In a statement by NUPENG’s President and General Secretary, Prince Williams Akporeha and Afolabi Olawale, the union urged the new administration to make all three public refineries functional and should not because of the availability of the anticipatory products from the Dangote refinery allow all the hard-earned funds injected into the rehabilitation of the three public refineries (Warri, Port Harcourt, and Kaduna) wasted but concrete efforts should be geared towards making them functional and operate in full capacities to generate returns on the investments.

The union said: “We earnestly implore the government of Asiwaju Ahmed Bola Tinubu to save Nigeria and Nigerians from the shame and global ridicule of open thefts and sales of the nation’s crude oil in the international markets while the country is reeling in helplessness, hardship, and poverty. The administration should as a matter of urgency address this issue with all vigour and urgency.

“The new President needs no further introduction to the tumultuous journey that led to the eventual signing of the Petroleum Industry Bill into an Act of the Parliament by Out-going President Muhammadu Buhari with the objectives of having a Petroleum Industry that will be accountable, rewarding and transparent in financials, governance and responsiveness to the needs and yearnings of Communities and stakeholders.

“These desirable objectives can only be achieved with strict adherence in implementation to the spirit and letters of the Act. We therefore strongly plead with the President-elect and his team to give a new narrative to wrong notions that Nigerian governments are no respecter of their laws. Let the Petroleum Industry Act, no matter any perceived shortcomings inherent be implemented until any further amendments are made.

“Without any doubt, a major socio/economic policy on the front burner of national discourse and expectation is the recurrent discussion/debate for the removal of subsidy from the Petroleum Motor Spirit.

“As a responsible and responsive Trade Union in the Industry, we are very desirous of policy change on the issue of subsidy on PMS, but we are deeply concerned about the failure of the successive administration to do the needful as severally advised and canvassed for by organized labour in order to avoid unintended consequences on the people and the body polity.
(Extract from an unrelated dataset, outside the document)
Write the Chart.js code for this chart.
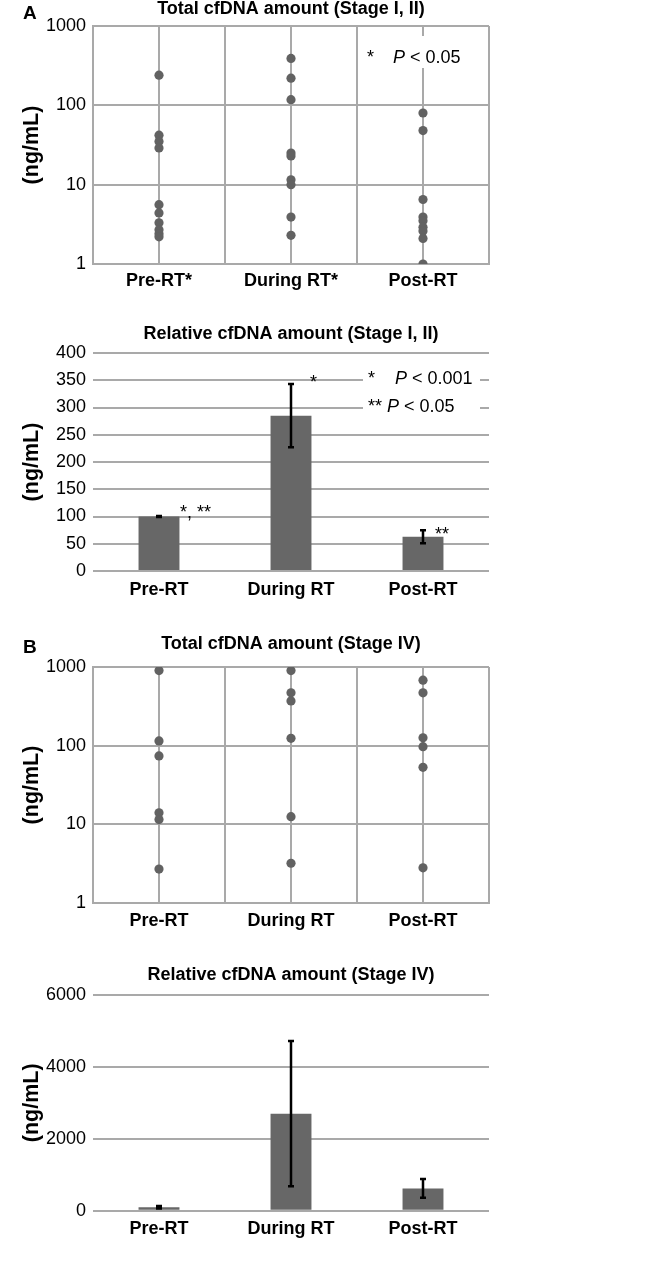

“We are delighted that our concerns about the dependence on importation are being addressed by the recently commissioned Dangote Refinery, but we are quick to add that the administration of Asiwaju Bola Ahmed Tinubu should not rush into taking any decision on the Policy change until the products are actually in the market from the Dangote Refinery.

“In the same vein, the administration should make all three public refineries functional and should not because of the anticipatory product’s availability from Dangote refinery allow all the hard-earned funds injected into the rehabilitation of the three public refineries (Warri, Port Harcourt and Kaduna) wasted but concrete efforts should be geared towards making them functional and operate in full capacities to generate returns on the investments.

“It has always been our firm belief that deregulation that is based on local production will not only increase the revenue earnings of the country, but it will also generate employment and make life more meaningful to ordinary Nigerians. It’s also very imperative for the new administration to have robust engagement and discussion with all key stakeholders, most especially the organized Labor on ways and means to mitigate these consequences on employment, inflation and living conditions of the working people.

“Any major policy decision on the removal of the subsidy on this very important economic item should be taken with extra caution in view of the enormous implications and the impacts on the overall economic activities of the nation and other unintended consequences on the ordinary citizens considering the socio-economic importance of the product”.